The system — the state and central governments — have helped as much as they can for big events like the Asian Games, Worlds and Olympic qualifiers. Sponsors have been difficult to get and the media attention has been quite low until the Asian Olympic qualifiers in Oman. The obvious reason is that no one knows the sport. It is not like cricket, which has so much connect with the people.

“Mon (sports psychologist Nimrod Mon Brokman) directed my focus and energy in the right way: recovering when I need to recover, letting go of things that were not important, and trying to be more in the present moment,” says Nethra.   -  Special Arrangement


Sailing is an expensive sport.
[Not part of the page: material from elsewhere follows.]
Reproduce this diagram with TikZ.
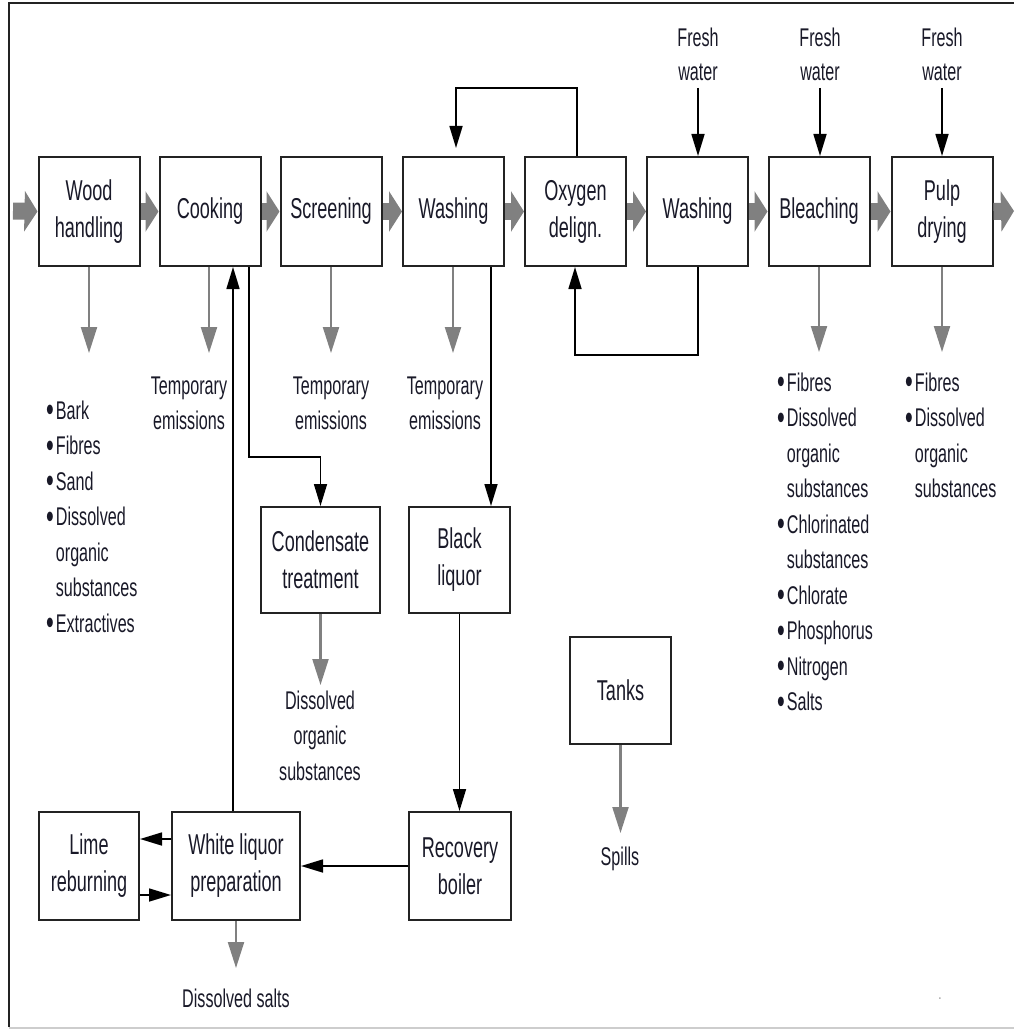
\documentclass[tikz,border=0pt]{standalone}
\usepackage{fontspec}
\setmainfont{Liberation Sans}[FakeStretch=0.63]
\usetikzlibrary{arrows.meta}

\definecolor{boxline}{RGB}{35,35,35}
\definecolor{flowgrey}{RGB}{128,128,128}
\definecolor{txt}{RGB}{25,25,40}
\definecolor{edgegrey}{RGB}{205,205,205}

\newcommand\boxfont{\fontsize{28.7}{37}\selectfont}
\newcommand\notefont{\fontsize{25.6}{35.5}\selectfont}
\newcommand\bl{\raisebox{-2.5pt}{\fontsize{35}{35}\selectfont\textbullet}}

\begin{document}
\begin{tikzpicture}[x=1pt,y=-1pt,
  box/.style={draw=boxline, line width=2pt, fill=white, inner sep=0pt,
    minimum width=101pt, minimum height=109pt, align=center,
    font=\boxfont, text=txt},
  note/.style={inner sep=0pt, font=\notefont, text=txt, anchor=base},
  list/.style={inner sep=0pt, font=\notefont, text=txt, anchor=base west},
  blk/.style={draw=black, line width=1.6pt, -{Triangle[length=22pt,width=13pt]}},
  emis/.style={draw=flowgrey, line width=2.2pt, -{Triangle[length=26pt,width=16pt]}},
  main/.style={draw=flowgrey, line width=17pt, -{Triangle[length=13pt,width=40pt]}},
]
\useasboundingbox (0,0) rectangle (1014,1030);

% frame
\draw[boxline, line width=2pt] (9,1027) -- (9,3) -- (1014,3);
\draw[edgegrey, line width=2pt] (9,1027.5) -- (1014,1027.5);

% main process line
\node[box] (wood)   at (89,211.5)    {Wood\\handling};
\node[box] (cook)   at (210,211.5)   {Cooking};
\node[box] (screen) at (331,211.5)   {Screening};
\node[box] (wash1)  at (453.5,211.5) {Washing};
\node[box] (oxy)    at (575.5,211.5) {Oxygen\\delign.};
\node[box] (wash2)  at (697.5,211.5) {Washing};
\node[box] (bleach) at (819,211.5)   {Bleaching};
\node[box] (pulp)   at (942,211.5)   {Pulp\\drying};

% chemical recovery and side units
\node[box, minimum width=119pt, minimum height=106pt] (cond)  at (320.5,560) {Condensate\\treatment};
\node[box, minimum height=106pt] (black) at (459.5,560) {Black\\liquor};
\node[box, minimum height=107pt] (tanks) at (620.5,690.5) {Tanks};
\node[box, minimum width=100pt, minimum height=108pt] (lime)  at (89,866)  {Lime\\reburning};
\node[box, minimum width=128pt, minimum height=108pt] (white) at (236,866) {White liquor\\preparation};
\node[box, minimum width=102pt, minimum height=108pt] (recov) at (460,866) {Recovery\\boiler};

% fibre flow
\coordinate (in)  at (13,211);
\coordinate (out) at (1014,211);
\draw[main] (in) -- (wood.west);
\draw[main] (wood.east) -- (cook.west);
\draw[main] (cook.east) -- (screen.west);
\draw[main] (screen.east) -- (wash1.west);
\draw[main] (wash1.east) -- (oxy.west);
\draw[main] (oxy.east) -- (wash2.west);
\draw[main] (wash2.east) -- (bleach.west);
\draw[main] (bleach.east) -- (pulp.west);
\draw[main] (pulp.east) -- (out);

% fresh water inlets
\node[note] (fw1) at (698,47) {\begin{tabular}[t]{@{}c@{}}Fresh\\[-1.5pt]water\end{tabular}};
\node[note] (fw2) at (820,47) {\begin{tabular}[t]{@{}c@{}}Fresh\\[-1.5pt]water\end{tabular}};
\node[note] (fw3) at (942,47) {\begin{tabular}[t]{@{}c@{}}Fresh\\[-1.5pt]water\end{tabular}};
\draw[blk] ([yshift=4pt]fw1.south) -- ([xshift=0.5pt]wash2.north);
\draw[blk] ([yshift=4pt]fw2.south) -- ([xshift=1pt]bleach.north);
\draw[blk] ([yshift=4pt]fw3.south) -- (pulp.north);

% filtrate loops around oxygen delignification
\draw[blk, shorten >=8pt] ([xshift=1.5pt]oxy.north) -- ++(0,-68) -| ([xshift=2.5pt]wash1.north);
\draw[blk] ([xshift=0.5pt]wash2.south) -- ++(0,88) -| ([xshift=-0.5pt]oxy.south);

% liquor circuit
\draw[blk] ([xshift=39pt]cook.south) -- ++(0,190) -| (cond.north);
\draw[blk] ([xshift=37.5pt]wash1.south) -- ([xshift=31.5pt]black.north);
\draw[blk] (black.south) -- ([xshift=-0.5pt]recov.north);
\draw[blk] (recov.west) -- (white.east);
\draw[blk] ([yshift=27pt]white.west) -- ([yshift=27pt]lime.east);
\draw[blk] ([yshift=-29pt]lime.east) -- ([yshift=-29pt]white.west);
\draw[blk] ([xshift=-3pt]white.north) -- ([xshift=23pt]cook.south);

% emissions
\coordinate (woodE)   at (89,353);
\coordinate (cookE)   at (209,353);
\coordinate (screenE) at (331,353);
\coordinate (washE)   at (453,353);
\coordinate (bleachE) at (819,352);
\coordinate (pulpE)   at (942,352);
\coordinate (condE)   at (320.5,685);
\coordinate (tanksE)  at (620.5,833);
\coordinate (whiteE)  at (236,968);
\draw[emis] (wood.south) -- (woodE);
\draw[emis] ([xshift=-1pt]cook.south) -- (cookE);
\draw[emis] (screen.south) -- (screenE);
\draw[emis] ([xshift=-0.5pt]wash1.south) -- (washE);
\draw[emis] (bleach.south) -- (bleachE);
\draw[emis] (pulp.south) -- (pulpE);
\draw[emis] (cond.south) -- (condE);
\draw[emis] (tanks.south) -- (tanksE);
\draw[emis] (white.south) -- (whiteE);

% emission labels
\node[list] (woodL) at (46,419) {\begin{tabular}[t]{@{}l@{\hspace{2pt}}l@{}}
  \bl & Bark\\ \bl & Fibres\\ \bl & Sand\\ \bl & Dissolved\\ & organic\\
  & substances\\ \bl & Extractives\end{tabular}};
\node[note] (cookL)   at (189,394) {\begin{tabular}[t]{@{}c@{}}Temporary\\emissions\end{tabular}};
\node[note] (screenL) at (331,394) {\begin{tabular}[t]{@{}c@{}}Temporary\\emissions\end{tabular}};
\node[note] (washL)   at (445,394) {\begin{tabular}[t]{@{}c@{}}Temporary\\emissions\end{tabular}};
\node[list] (bleachL) at (777,391) {\begin{tabular}[t]{@{}l@{\hspace{2pt}}l@{}}
  \bl & Fibres\\ \bl & Dissolved\\ & organic\\ & substances\\
  \bl & Chlorinated\\ & substances\\ \bl & Chlorate\\ \bl & Phosphorus\\
  \bl & Nitrogen\\ \bl & Salts\end{tabular}};
\node[list] (pulpL) at (905,391) {\begin{tabular}[t]{@{}l@{\hspace{2pt}}l@{}}
  \bl & Fibres\\ \bl & Dissolved\\ & organic\\ & substances\end{tabular}};
\node[note] (condL)  at (320,709) {\begin{tabular}[t]{@{}c@{}}Dissolved\\organic\\substances\end{tabular}};
\node[note] (tanksL) at (620,865) {Spills};
\node[note] (whiteL) at (236,1007) {Dissolved salts};
\node[note, text=flowgrey, font=\fontsize{16}{16}\selectfont] (mark) at (940,999) {.};
\end{tikzpicture}
\end{document}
How did your parents manage?

I have been very lucky that my dad continues to support me. It is very expensive and I try to save what I can as I am not extravagant. It’s not been too difficult for me because my dad is there for me whenever I need him.
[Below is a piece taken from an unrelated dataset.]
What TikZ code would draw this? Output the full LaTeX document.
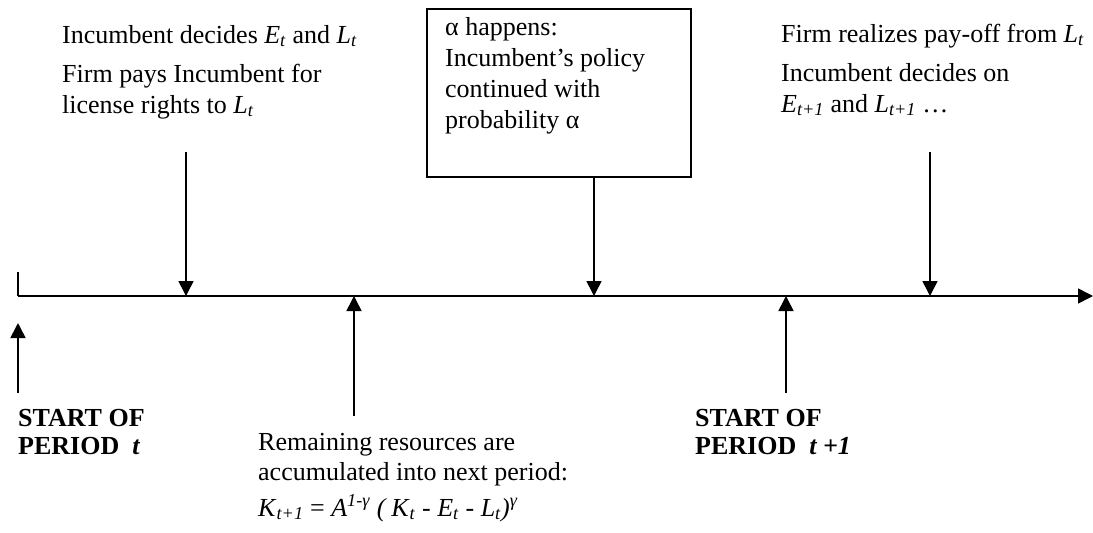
\documentclass[tikz,border=0pt]{standalone}
\usepackage{fontspec}
\setmainfont{Liberation Serif}
\usetikzlibrary{arrows.meta}
\newcommand\isub[2]{\textit{#1}\textsubscript{\textit{#2}}}
\begin{document}
\begin{tikzpicture}[x=1pt,y=-1pt,
  txt/.style={anchor=base west, inner sep=0pt, align=left, font=\fontsize{26}{30.5}\selectfont},
  boxtext/.style={txt, font=\fontsize{26}{31}\selectfont},
  remtext/.style={txt, font=\fontsize{26}{29.5}\selectfont},
  btxt/.style={txt, font=\fontsize{26}{28}\selectfont\bfseries},
  arr/.style={line width=1.6pt, -{Triangle[length=15pt,width=15pt]}},
  evbox/.style={draw, line width=1.6pt, anchor=north west, inner sep=0pt, minimum width=264pt, minimum height=168pt}]
\useasboundingbox (0,0) rectangle (1093,533);
% timeline
\coordinate (tl0) at (18,296);
\coordinate (tl1) at (1093,296);
\coordinate (tick) at (18,272);
\draw[line width=1.8pt] (tick) -- (tl0);
\draw[arr] (tl0) -- (tl1);
% event points on the line
\coordinate (p1) at (186,296);
\coordinate (p2) at (354,296);
\coordinate (p3) at (594,296);
\coordinate (p4) at (786,296);
\coordinate (p5) at (930,296);
% arrow tails
\coordinate (a0s) at (18,393);
\coordinate (a0e) at (18,323);
\coordinate (a1s) at (186,152);
\coordinate (a2s) at (354,416);
\coordinate (a4s) at (786,393);
\coordinate (a5s) at (930,152);
% box
\node[evbox] (box) at (426,8) {};
\node[boxtext] (boxtxt) at (445,128) {α happens:\\Incumbent’s policy\\continued with\\probability α};
% arrows
\draw[arr] (a0s) -- (a0e);
\draw[arr] (a1s) -- (p1);
\draw[arr] (a2s) -- (p2);
\draw[arr] (box.south -| p3) -- (p3);
\draw[arr] (a4s) -- (p4);
\draw[arr] (a5s) -- (p5);
% texts
\node[txt] (t1) at (62,43) {Incumbent decides \isub{E}{t} and \isub{L}{t}};
\node[txt] (t2) at (62,113) {Firm pays Incumbent for\\license rights to \isub{L}{t}};
\node[txt] (r1) at (781,42) {Firm realizes pay-off from \isub{L}{t}};
\node[txt] (r2) at (781,112) {Incumbent decides on\\\isub{E}{t+1} and \isub{L}{t+1} …};
\node[btxt] (s1) at (18,454) {START OF\\PERIOD\ \ \textit{t}};
\node[btxt] (s2) at (695,454) {START OF\\PERIOD\ \ \textit{t +1}};
\node[remtext] (rem) at (258,480) {Remaining resources are\\accumulated into next period:};
\node[txt] (frm) at (258,516) {\isub{K}{t+1} = \textit{A}\textsuperscript{\textit{1-γ}} \textit{(}\,\isub{K}{t} - \isub{E}{t} - \isub{L}{t}\textit{)}\textsuperscript{\textit{γ}}};
\end{tikzpicture}
\end{document}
The Yachting Association of India and the Sports Authority of India have helped as well with big events. Now I am hopeful of more sponsors coming into the sport. Anyone interested? (Laughs.)

READ: I believe Nethra Kumanan will perform well at Paris 2024, says coach Tamas Eszes

As a woman and a competitive sailor, what has the sport taught you?

The journey has taught me that it is important to never stop fighting and believing in yourself. I have had moments like that and I regret it. If you go looking for something, you will find it provided you put in the hard work. It might seem cliched, but I would still say it: it is not about the destination, but about the journey.

The most rewarding thing is the fact that how much I’ve grown and how much I have learnt about myself, the sport and everything around me.

How much influence has the Tamil Nadu Sailing Association (TNSA) had on your career?

TNSA is my home club, it’s where I started to learn the sport. They are, in a way, my foundation.

There were a lot of summer camps, which I hope we can bring back soon. In the first few years, TNSA helped us with the boats, equipment, taking part in the nationals, coaching and other things. It was a motivating and a fun place to be.

I spent all my weekends there in the club for a lot of years. It is a special palace and I am quite sad that they had to move out and find a new place. They are looking for support as well.